The base closed to flying in October of 1958 when the Hawker Hunters of 92 squadron left for Middleton St George and the station was put on a care and maintenance basis until being sold to Thornaby-on-Tees Borough Council for redevelopment in 1963. Most of it now lies beneath houses and light industrial units as the town of Thornaby expanded southwards in the 1960s and 70s.

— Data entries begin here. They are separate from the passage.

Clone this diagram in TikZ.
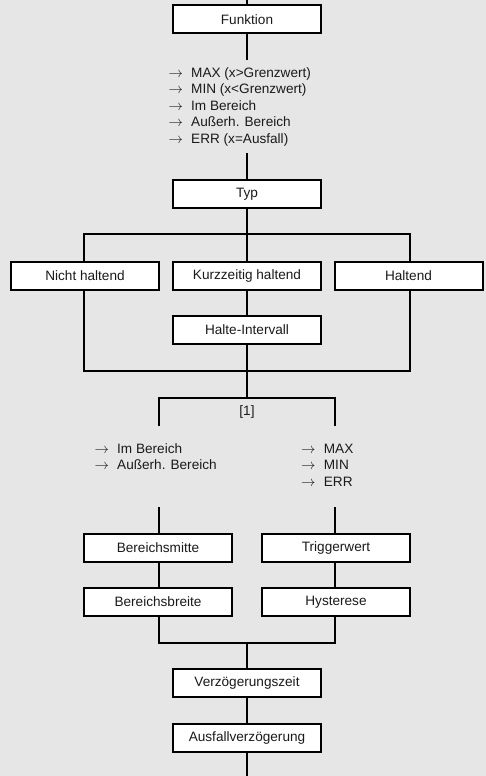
\documentclass[tikz,border=0pt]{standalone}
\usepackage{fontspec}
\setmainfont{Liberation Sans}
\definecolor{bg}{HTML}{E6E6E6}
\definecolor{txt}{HTML}{1A1A1A}
\begin{document}
\begin{tikzpicture}[x=1pt,y=-1pt,
  box/.style={draw=black,line width=2pt,fill=white,minimum width=148pt,minimum height=28pt,inner sep=0pt,font=\fontsize{13.6}{16}\selectfont,text=txt},
  item/.style={inner sep=0pt,anchor=base west,font=\fontsize{13.6}{16}\selectfont,text=txt},
  wire/.style={draw=black,line width=2pt}]
\fill[bg] (0,0) rectangle (486,776);
\useasboundingbox (0,0) rectangle (486,776);
% boxes
\node[box] (fun) at (247,19.5) {Funktion};
\node[box] (typ) at (247,194) {Typ};
\node[box] (nh) at (85,275.5) {Nicht haltend};
\node[box] (kh) at (247,275.5) {Kurzzeitig haltend};
\node[box] (ha) at (408.5,275.5) {Haltend};
\node[box] (hi) at (247,330) {Halte-Intervall};
\node[box] (bm) at (158,548) {Bereichsmitte};
\node[box] (tw) at (336,548) {Triggerwert};
\node[box] (bb) at (158,602) {Bereichsbreite};
\node[box] (hy) at (336,602) {Hysterese};
\node[box] (vz) at (247,683) {Verzögerungszeit};
\node[box] (av) at (247,738) {Ausfallverzögerung};
% coordinates
\coordinate (top) at (247,0);
\coordinate (f1) at (247,60);
\coordinate (f2) at (247,153);
\coordinate (b1) at (247,234);
\coordinate (b1l) at (84,234);
\coordinate (b1r) at (409.5,234);
\coordinate (b2) at (247,371);
\coordinate (b3) at (247,398);
\coordinate (b3l) at (158.5,398);
\coordinate (b3r) at (335,398);
\coordinate (l1) at (158.5,426);
\coordinate (r1) at (335,426);
\coordinate (l2) at (158.5,507);
\coordinate (r2) at (335,507);
\coordinate (b4) at (247,643);
\coordinate (bot) at (247,776);
% lists
\foreach \t [count=\i] in {MAX (x>Grenzwert),MIN (x<Grenzwert),Im Bereich,Außerh. Bereich,ERR (x=Ausfall)}
  \node[item] (fa\i) at (168.3,{77.3+16.5*(\i-1)}) {\makebox[22.7pt][l]{$\rightarrow$}\t};
\foreach \t [count=\i] in {Im Bereich,Außerh. Bereich}
  \node[item] (la\i) at (94.3,{453.3+16.5*(\i-1)}) {\makebox[22.7pt][l]{$\rightarrow$}\t};
\foreach \t [count=\i] in {MAX,MIN,ERR}
  \node[item] (ra\i) at (301,{453.3+16.5*(\i-1)}) {\makebox[22.7pt][l]{$\rightarrow$}\t};
\node[inner sep=0pt,font=\fontsize{13.6}{16}\selectfont,text=txt] (one) at (247,412) {[1]};
% wires
\draw[wire] (top) -- (fun.north);
\draw[wire] (fun.south) -- (f1);
\draw[wire] (f2) -- (typ.north);
\draw[wire] (typ.south) -- (b1);
\draw[wire] (nh.north -| b1l) -- (b1l) -- (b1r) -- (ha.north -| b1r);
\draw[wire] (b1) -- (kh.north);
\draw[wire] (kh.south) -- (hi.north);
\draw[wire] (nh.south -| b1l) |- (b2) -| (ha.south -| b1r);
\draw[wire] (hi.south) -- (b3);
\draw[wire] (l1) -- (b3l) -- (b3r) -- (r1);
\draw[wire] (l2) -- (bm.north -| l2);
\draw[wire] (r2) -- (tw.north -| r2);
\draw[wire] (bm.south -| l2) -- (bb.north -| l2);
\draw[wire] (tw.south -| r2) -- (hy.north -| r2);
\draw[wire] (bb.south -| l2) |- (b4) -| (hy.south -| r2);
\draw[wire] (b4) -- (vz.north);
\draw[wire] (vz.south) -- (av.north);
\draw[wire] (av.south) -- (bot);
\end{tikzpicture}
\end{document}
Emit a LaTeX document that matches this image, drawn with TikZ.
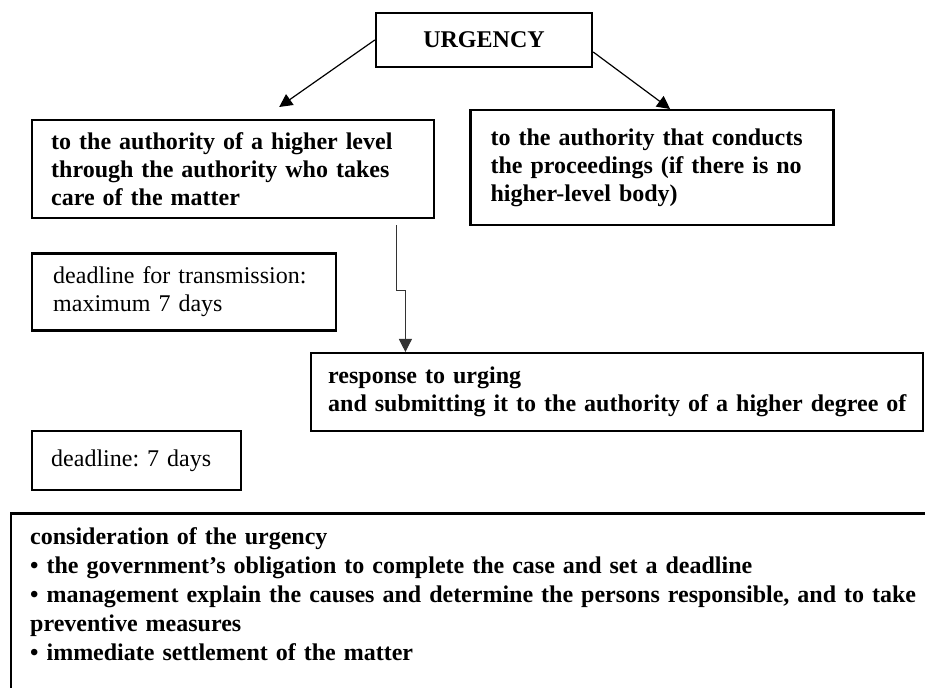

Traces can be picked out via Google Maps however and a ground visit will reveal a number of surviving structures within the contemporary buildings.
In 1997 a RAF memorial was erected at Thornaby, and to this day the people of Thornaby take great pride in their history and celebrate the lives of those who served there.
In 2007 a full-size replica Spitfire aircraft was erected on the roundabout at the junction of Thornaby Road, Bader Avenue and Trenchard Avenue.